A global vehicle, the Cruze is manufactured in Lordstown, Ohio, but also in South Korea, Russia, and Australia. Only four-door sedans will be sold in the U.S., but five-door hatchbacks and wagons are offered elsewhere in the world. Cruze models are sold in more than 60 countries, with China high on the list.
About the same length overall as the outgoing Cobalt, the Cruze has a slighter longer wheelbase and is 2 inches wider. Korea led the design work and Germany developed the powertrain architecture, with American input.
Not much has changed externally since the Cruze debuted at the Paris Motor Show in 2008, said product manager Mike Danowski. But powertrain and interior details, as well as acoustics, have been modifed.
Chevrolet bills the Cruze as a "compact car with an upscale presence," citing the additional features that are standard, compared to its primary rivals. Segment-leading fuel economy is another selling point - especially for the Eco, which promises up to 40 mpg. Chevrolet also claims more interior space and cargo room than competitors, and 10 airbags are standard. So is GM's StabiliTrak stability enhancement system.
Base LS models get a 1.8-liter four-cylinder engine, rated at 138 horsepower and 123 pound-feet of torque. All others (LT, LTZ, and the forthcoming Eco) use a 1.4-liter turbocharged engine that generates the same 138 horsepower, but 148 pound-feet. The same turbo engine is used for the European Opel Astra.
Six-speed manual shift is standard in the base LS model, and in the Eco. All others have a six-speed automatic transmission, which is available for the LS.
With the 1.8-liter engine and manual shift, the Cruze gets a fuel-economy estimate from the Environmental Protection Agency (EPA) of 26 mpg in city driving and 36 mpg on the highway. Automatic drops the estimate significantly, to 22-mpg city/35-mpg highway. Turbocharged LT/LTZ models earn a 24/36 mpg estimate, and the Eco is expected to reach 40 mpg.
Handling and roadholding score well. The turbo LT sedan is pleasantly confident and reasonably agile (though short of athletic). Ride quality is not as appealing. You feel nearly everything, including rumbles over pavement separators. Real bumps and holes produce quite a jarring impact.
Acceleration is okay from a standstill (where it's not really needed), though automatic-transmission shifts are all felt, in the old-fashioned mode. Passing response is distressingly leisurely, especially for a turbo. Expect a fair amount of engine noise, but not so much action at all.

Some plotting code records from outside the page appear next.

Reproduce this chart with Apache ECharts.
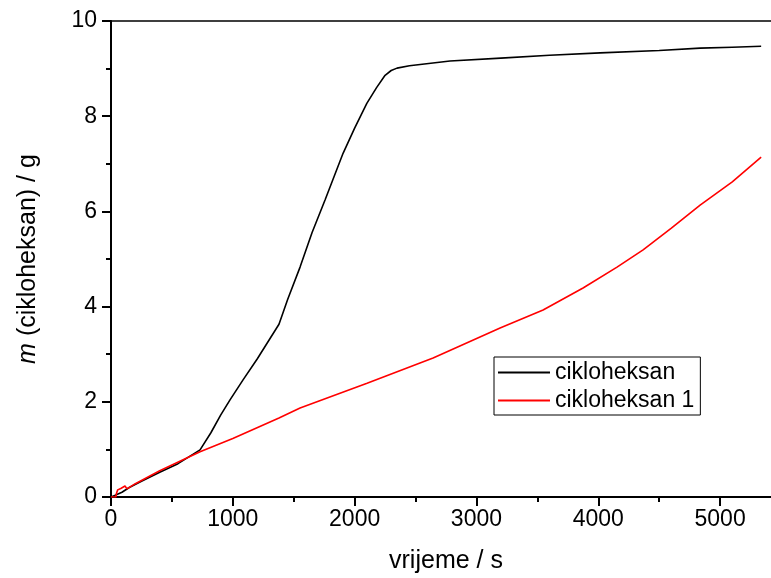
<!DOCTYPE html>
<html>
<head>
<meta charset="utf-8">
<script src="https://cdn.jsdelivr.net/npm/echarts@6/dist/echarts.min.js"></script>
<style>html,body{margin:0;padding:0;background:#fff}#c{width:771px;height:578px}</style>
</head>
<body>
<div id="c"></div>
<script>
var seriesNames = ['cikloheksan', 'cikloheksan 1'];
var blackT = [0, 30, 90, 150, 250, 400, 550, 731, 820, 900, 977, 1084, 1200, 1379, 1450, 1552, 1650, 1757, 1905, 2000, 2100, 2180, 2250, 2300, 2348, 2450, 2783, 3200, 3600, 4015, 4500, 4836, 5100, 5337];
var blackM = [0, 0.03, 0.1, 0.2, 0.33, 0.52, 0.7, 0.99, 1.35, 1.72, 2.04, 2.46, 2.9, 3.63, 4.15, 4.83, 5.55, 6.24, 7.22, 7.75, 8.27, 8.6, 8.86, 8.96, 9.01, 9.06, 9.16, 9.22, 9.28, 9.33, 9.38, 9.43, 9.45, 9.47];
var redT = [0, 40, 45, 55, 80, 115, 131, 200, 400, 731, 1000, 1379, 1552, 2102, 2644, 3194, 3547, 3875, 4154, 4368, 4600, 4836, 5100, 5337];
var redM = [0, 0, 0.08, 0.15, 0.18, 0.23, 0.17, 0.28, 0.55, 0.95, 1.23, 1.66, 1.87, 2.39, 2.92, 3.55, 3.93, 4.39, 4.83, 5.19, 5.65, 6.13, 6.62, 7.14];
var xTicks = [0, 1000, 2000, 3000, 4000, 5000];
var yTicks = [0, 2, 4, 6, 8, 10];

function zip(a, b) { return a.map(function (v, i) { return [v, b[i]]; }); }
var FONT = "'Liberation Sans', Arial, sans-serif";
var chart = echarts.init(document.getElementById('c'));
chart.setOption({
  animation: false,
  grid: { left: 111, top: 21, width: 670, bottom: 81, outerBoundsMode: 'none', containLabel: false,
    show: true, borderColor: '#000', borderWidth: 1.5, backgroundColor: 'transparent' },
  legend: {
    orient: 'vertical', left: 494, top: 357,
    data: seriesNames,
    icon: 'rect', itemWidth: 52, itemHeight: 2, itemGap: 3,
    padding: [3, 6, 2, 4],
    borderColor: '#000', borderWidth: 1,
    textStyle: { fontFamily: FONT, fontSize: 23, color: '#000', lineHeight: 25 }
  },
  xAxis: {
    type: 'value', min: 0, max: 5500, interval: 1000,
    name: 'vrijeme / s', nameLocation: 'middle', nameGap: 52,
    nameTextStyle: { fontFamily: FONT, fontSize: 25, color: '#000' },
    axisLine: { lineStyle: { color: '#000', width: 2 } },
    axisTick: { length: 9, lineStyle: { color: '#000', width: 2 } },
    minorTick: { show: true, splitNumber: 2, length: 5, lineStyle: { color: '#000', width: 2 } },
    splitLine: { show: false },
    axisLabel: { fontFamily: FONT, fontSize: 23, color: '#000', margin: 11,
      formatter: function (v) { return xTicks.indexOf(v) >= 0 ? String(v) : ''; } }
  },
  yAxis: {
    type: 'value', min: 0, max: 10, interval: 2,
    name: '{i|m} (cikloheksan) / g', nameLocation: 'middle', nameGap: 70, nameRotate: 90,
    nameTextStyle: { fontFamily: FONT, fontSize: 25, color: '#000',
      rich: { i: { fontFamily: FONT, fontSize: 25, fontStyle: 'italic', color: '#000' } } },
    axisLine: { show: true, lineStyle: { color: '#000', width: 2 } },
    axisTick: { show: true, length: 9, lineStyle: { color: '#000', width: 2 } },
    minorTick: { show: true, splitNumber: 2, length: 5, lineStyle: { color: '#000', width: 2 } },
    splitLine: { show: false },
    axisLabel: { fontFamily: FONT, fontSize: 23, color: '#000', margin: 14,
      formatter: function (v) { return yTicks.indexOf(v) >= 0 ? String(v) : ''; } }
  },
  series: [
    { name: seriesNames[0], type: 'line', data: zip(blackT, blackM), symbol: 'none', smooth: false,
      lineStyle: { color: '#000', width: 1.6 }, itemStyle: { color: '#000' } },
    { name: seriesNames[1], type: 'line', data: zip(redT, redM), symbol: 'none', smooth: false,
      lineStyle: { color: '#ff0000', width: 1.6 }, itemStyle: { color: '#ff0000' } }
  ]
});
</script>
</body>
</html>
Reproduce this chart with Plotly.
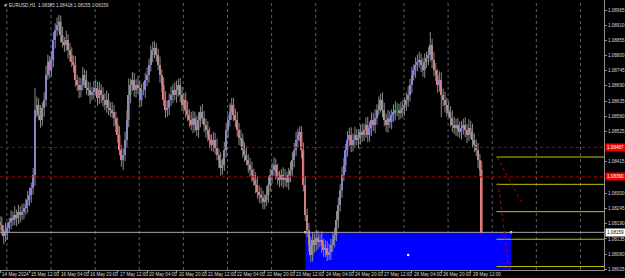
import pandas as pd
import plotly.graph_objects as go

symbol = "EURUSD,H1"
base_price = 1.08000
point = 0.00001

# closes in points above 1.08000 (bars from 14 May 20:00 to 29 May 18:00)
close_pts = [
    186, 167, 146, 160, 175, 196, 211, 204, 222, 211,
    233, 222, 233, 247, 258, 276, 294, 320, 367, 602,
    621, 584, 566, 610, 639, 729, 777, 747, 784, 856,
    892, 911, 922, 874, 849, 838, 856, 820, 802, 777,
    766, 711, 693, 675, 693, 729, 711, 682, 675, 657,
    668, 682, 682, 646, 675, 657, 639, 621, 639, 610,
    602, 595, 573, 548, 512, 457, 421, 439, 494, 566,
    657, 693, 711, 675, 693, 682, 639, 675, 675, 711,
    729, 766, 802, 820, 827, 802, 766, 729, 693, 639,
    602, 610, 639, 657, 675, 657, 675, 693, 657, 621,
    639, 602, 584, 566, 548, 573, 548, 530, 566, 595,
    573, 548, 530, 512, 494, 476, 494, 465, 439, 421,
    392, 403, 457, 530, 566, 595, 621, 584, 566, 530,
    501, 494, 457, 439, 421, 403, 385, 367, 349, 331,
    305, 294, 284, 269, 276, 294, 331, 367, 385, 403,
    378, 356, 349, 367, 349, 356, 341, 367, 385, 421,
    457, 494, 512, 523, 457, 331, 222, 167, 113, 77,
    131, 113, 139, 124, 131, 113, 95, 102, 77, 88,
    113, 131, 149, 204, 258, 312, 367, 403, 457, 494,
    512, 476, 494, 512, 494, 501, 523, 512, 530, 548,
    512, 537, 566, 548, 573, 602, 621, 639, 602, 566,
    548, 573, 559, 584, 595, 602, 602, 595, 602, 610,
    621, 639, 657, 693, 729, 747, 766, 777, 784, 766,
    747, 777, 791, 802, 838, 784, 747, 729, 693, 711,
    657, 639, 621, 602, 595, 573, 548, 537, 548, 530,
    523, 537, 548, 530, 512, 537, 523, 494, 476, 457,
    421, 385, 159,
]
first_open_pts = 196

wick_up_pts = [
    22, 30, 18, 35, 20, 15, 28, 24, 32, 19,
    26, 21, 30, 17, 24, 33, 27, 19, 25, 80,
    30, 24, 36, 20, 28, 34, 26, 22, 31, 29,
    25, 27, 25, 23, 30, 18, 34, 21, 26, 28,
    23, 32, 19, 28, 25, 30, 21, 34, 23, 28,
    18, 26, 32, 23, 30, 21, 28, 24, 34, 25,
    21, 30, 26, 23, 28, 32, 19, 25, 30, 35,
    60, 23, 30, 26, 21, 32, 28, 23, 30, 26,
    28, 23, 34, 30, 26, 18, 23, 30, 21, 28,
    32, 26, 23, 30, 21, 28, 34, 23, 26, 30,
    23, 28, 32, 21, 30, 26, 23, 34, 28, 21,
    30, 26, 23, 32, 28, 21, 30, 26, 34, 23,
    28, 23, 30, 26, 21, 32, 25, 26, 23, 30,
    26, 30, 23, 28, 32, 21, 26, 30, 23, 28,
    30, 23, 28, 26, 21, 32, 30, 23, 26, 28,
    23, 30, 26, 21, 28, 32, 23, 26, 30, 28,
    26, 30, 23, 20, 21, 28, 32, 23, 26, 30,
    28, 23, 30, 26, 21, 32, 23, 28, 26, 30,
    23, 30, 26, 32, 28, 21, 30, 26, 23, 32,
    26, 28, 23, 30, 21, 32, 26, 30, 23, 28,
    30, 23, 28, 26, 32, 21, 30, 23, 28, 26,
    23, 30, 26, 21, 28, 32, 26, 23, 30, 28,
    28, 26, 32, 23, 30, 21, 28, 26, 30, 23,
    26, 30, 23, 28, 47, 23, 30, 26, 21, 32,
    28, 23, 30, 26, 32, 21, 28, 30, 23, 26,
    30, 26, 23, 28, 21, 32, 26, 30, 23, 20,
    26, 23, 33,
]
wick_dn_pts = [
    24, 19, 30, 22, 28, 17, 26, 22, 19, 30,
    22, 28, 19, 26, 24, 28, 22, 28, 24, 40,
    26, 19, 28, 22, 32, 24, 17, 28, 22, 26,
    30, 22, 24, 28, 19, 26, 22, 32, 24, 19,
    28, 24, 22, 30, 26, 19, 28, 24, 22, 32,
    19, 26, 24, 28, 22, 30, 24, 19, 28, 26,
    24, 22, 30, 26, 28, 19, 24, 36, 22, 28,
    26, 30, 22, 24, 28, 22, 26, 24, 19, 28,
    22, 28, 24, 26, 30, 24, 19, 28, 26, 22,
    28, 24, 26, 22, 30, 19, 28, 24, 26, 22,
    24, 28, 22, 26, 19, 30, 24, 22, 28, 26,
    22, 26, 28, 24, 30, 22, 26, 24, 19, 28,
    28, 24, 22, 26, 30, 24, 28, 22, 26, 24,
    26, 22, 28, 24, 19, 28, 24, 26, 22, 30,
    24, 28, 22, 26, 26, 22, 28, 24, 30, 22,
    28, 24, 26, 22, 30, 24, 19, 28, 26, 24,
    26, 22, 28, 24, 30, 24, 22, 26, 24, 25,
    24, 28, 22, 26, 19, 28, 24, 26, 22, 18,
    28, 24, 26, 22, 30, 24, 28, 22, 26, 24,
    22, 26, 24, 28, 19, 30, 24, 26, 22, 28,
    26, 24, 28, 22, 30, 24, 19, 28, 26, 22,
    24, 28, 22, 26, 24, 30, 22, 28, 24, 26,
    28, 22, 26, 24, 30, 19, 28, 24, 22, 26,
    24, 28, 22, 26, 24, 30, 22, 22, 28, 24,
    80, 22, 28, 24, 19, 30, 26, 22, 28, 24,
    22, 28, 24, 26, 30, 22, 24, 28, 26, 22,
    28, 24, 4,
]

# time axis labels
tick_times = ["2024-05-14 20:00", "2024-05-15 12:00", "2024-05-16 04:00", "2024-05-16 20:00",
              "2024-05-17 12:00", "2024-05-20 04:00", "2024-05-20 20:00", "2024-05-21 12:00",
              "2024-05-22 04:00", "2024-05-22 20:00", "2024-05-23 12:00", "2024-05-24 04:00",
              "2024-05-24 20:00", "2024-05-27 12:00", "2024-05-28 04:00", "2024-05-28 20:00",
              "2024-05-29 12:00"]
tick_texts = ["14 May 2024", "15 May 12:00", "16 May 04:00", "16 May 20:00", "17 May 12:00",
              "20 May 04:00", "20 May 20:00", "21 May 12:00", "22 May 04:00", "22 May 20:00",
              "23 May 12:00", "24 May 04:00", "24 May 20:00", "27 May 12:00", "28 May 04:00",
              "28 May 20:00", "29 May 12:00"]

# price axis labels
price_ticks = [1.08965, 1.08910, 1.08855, 1.08800, 1.08745, 1.08690, 1.08635, 1.08580,
               1.08525, 1.08415, 1.08300, 1.08245, 1.08190, 1.08135, 1.08080, 1.08025]

# objects
red_levels = [1.08467, 1.08360]
yellow_levels = [1.08432, 1.08333, 1.08234, 1.08134, 1.08035]
yellow_start = "2024-05-30 02:00"
rect_start, rect_end = "2024-05-23 18:00", "2024-05-30 10:00"
rect_top, rect_bottom = 1.08159, 1.07994
trend_lines = [  # (bar1, price1, bar2, price2)
    (270.4, 1.08431, 283.6, 1.08270),
    (270.9, 1.08338, 276.9, 1.08022),
]

# ---------------------------------------------------------------
times = [t for t in pd.date_range("2024-05-14 20:00", "2024-06-04 00:00", freq="h") if t.weekday() < 5]
tindex = {t: i for i, t in enumerate(times)}
def ti(s):
    return tindex[pd.Timestamp(s)]

n = len(close_pts)
opens = [first_open_pts] + close_pts[:-1]
px = lambda v: base_price + v * point
O = [px(v) for v in opens]
C = [px(v) for v in close_pts]
H = [px(max(o, c) + u) for o, c, u in zip(opens, close_pts, wick_up_pts)]
L = [px(min(o, c) - d) for o, c, d in zip(opens, close_pts, wick_dn_pts)]
xs = list(range(n))

BULL, BEAR, DOJI, WICK = "#8484ff", "#f28080", "#00e000", "#8a8a8a"

wx, wy, dx, dy = [], [], [], []
bx, bb, bh, bc = [], [], [], []
for i in xs:
    if abs(C[i] - O[i]) < 1e-9:
        dx += [i, i, None]; dy += [L[i], H[i], None]
    else:
        wx += [i, i, None]; wy += [L[i], H[i], None]
        bx.append(i); bb.append(min(O[i], C[i])); bh.append(abs(C[i] - O[i]))
        bc.append(BULL if C[i] > O[i] else BEAR)

fig = go.Figure()
fig.add_trace(go.Scatter(x=wx, y=wy, mode="lines", line=dict(color=WICK, width=1), hoverinfo="skip"))
fig.add_trace(go.Bar(x=bx, y=bh, base=bb, width=0.85, marker=dict(color=bc, line=dict(width=0)), hoverinfo="skip"))
fig.add_trace(go.Scatter(x=dx, y=dy, mode="lines", line=dict(color=DOJI, width=1), hoverinfo="skip"))

# selection handles of the rectangle
r0, r1 = ti(rect_start), ti(rect_end)
fig.add_trace(go.Scatter(x=[r0, r1, (r0 + r1) / 2], y=[rect_top, rect_top, (rect_top + rect_bottom) / 2],
                         mode="markers", marker=dict(color="white", size=2.5), hoverinfo="skip"))

x_min, x_max = -0.03, 328.5
y_min, y_max = 1.080225, 1.0900125

shapes = []
shapes.append(dict(type="rect", xref="x", yref="y", x0=r0, x1=r1, y0=rect_bottom, y1=rect_top,
                   fillcolor="#0000ff", line=dict(width=0), layer="below"))
for i, t in enumerate(times):
    if t.hour == 0 and i - 0.3 < x_max:
        shapes.append(dict(type="line", xref="x", yref="paper", x0=i - 0.3, x1=i - 0.3, y0=0, y1=1,
                           line=dict(color="#58626e", width=1, dash="dot"), layer="below"))
for lv in red_levels:
    shapes.append(dict(type="line", xref="paper", yref="y", x0=0, x1=1, y0=lv, y1=lv,
                       line=dict(color="#b00000", width=1, dash="dot")))
shapes.append(dict(type="line", xref="paper", yref="y", x0=0, x1=1, y0=C[-1], y1=C[-1],
                   line=dict(color="#a8a8a8", width=1)))
ys0 = ti(yellow_start)
for lv in yellow_levels:
    shapes.append(dict(type="line", xref="x", yref="y", x0=ys0, x1=x_max, y0=lv, y1=lv,
                       line=dict(color="#c8c000", width=1)))
for (a, p1, b, p2) in trend_lines:
    shapes.append(dict(type="line", xref="x", yref="y", x0=a, x1=b, y0=p1, y1=p2,
                       line=dict(color="#c00000", width=1, dash="dot")))

FONT = "Liberation Sans"
ann = []
for s, txt in zip(tick_times, tick_texts):
    ann.append(dict(x=ti(s), y=0, xref="x", yref="paper", text=txt, showarrow=False,
                    xanchor="left", yanchor="top", xshift=0, yshift=0,
                    font=dict(family=FONT, size=4.6, color="#d8d8d8")))
for lv in red_levels:
    ann.append(dict(x=1, y=lv, xref="paper", yref="y", text=f"{lv:.5f}", showarrow=False,
                    xanchor="left", yanchor="middle", xshift=1, bgcolor="#ee0000", borderpad=1,
                    font=dict(family=FONT, size=4.6, color="#ffffff")))
ann.append(dict(x=1, y=C[-1], xref="paper", yref="y", text=f"{C[-1]:.5f}", showarrow=False,
                xanchor="left", yanchor="middle", xshift=1, bgcolor="#ffffff", borderpad=1,
                font=dict(family=FONT, size=4.6, color="#000000")))
header = f"{symbol}  {O[-1]:.5f} {H[-1]:.5f} {L[-1]:.5f} {C[-1]:.5f}"
ann.append(dict(x=0, y=1, xref="paper", yref="paper", text=header, showarrow=False,
                xanchor="left", yanchor="top", xshift=7, yshift=-1,
                font=dict(family=FONT, size=4.6, color="#d8d8d8")))
ann.append(dict(x=0, y=1, xref="paper", yref="paper", text="▼", showarrow=False,
                xanchor="left", yanchor="top", xshift=1, yshift=-1,
                font=dict(family=FONT, size=4.6, color="#d8d8d8")))

fig.update_layout(
    width=625, height=278, margin=dict(l=0, r=21, t=0, b=8),
    paper_bgcolor="#000000", plot_bgcolor="#000000", showlegend=False,
    shapes=shapes, annotations=ann, barmode="overlay",
    xaxis=dict(range=[x_min, x_max], showgrid=False, zeroline=False, showline=True,
               linecolor="#909090", linewidth=1, mirror=True,
               tickvals=[ti(s) for s in tick_times], ticks="outside", ticklen=2,
               tickcolor="#909090", showticklabels=False),
    yaxis=dict(range=[y_min, y_max], side="right", showgrid=False, zeroline=False, showline=True,
               linecolor="#909090", linewidth=1, mirror=True,
               tickvals=price_ticks, ticktext=[f"{p:.5f}" for p in price_ticks],
               ticks="outside", ticklen=2, tickcolor="#909090",
               tickfont=dict(family=FONT, size=4.6, color="#d8d8d8")),
)
fig.write_html("out.html")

The front seat feels spacious, and looks spacious, but visibility is impaired over the driver's left sholder by a very wide B-pillar. Gauges would be good if better illuminated. They're backlit, but adjustable only at night.
Prices begin at $16,995 (including destination charge), rising to $22,695 for the LTZ edition. Production of the high-mileage Eco model begins in November.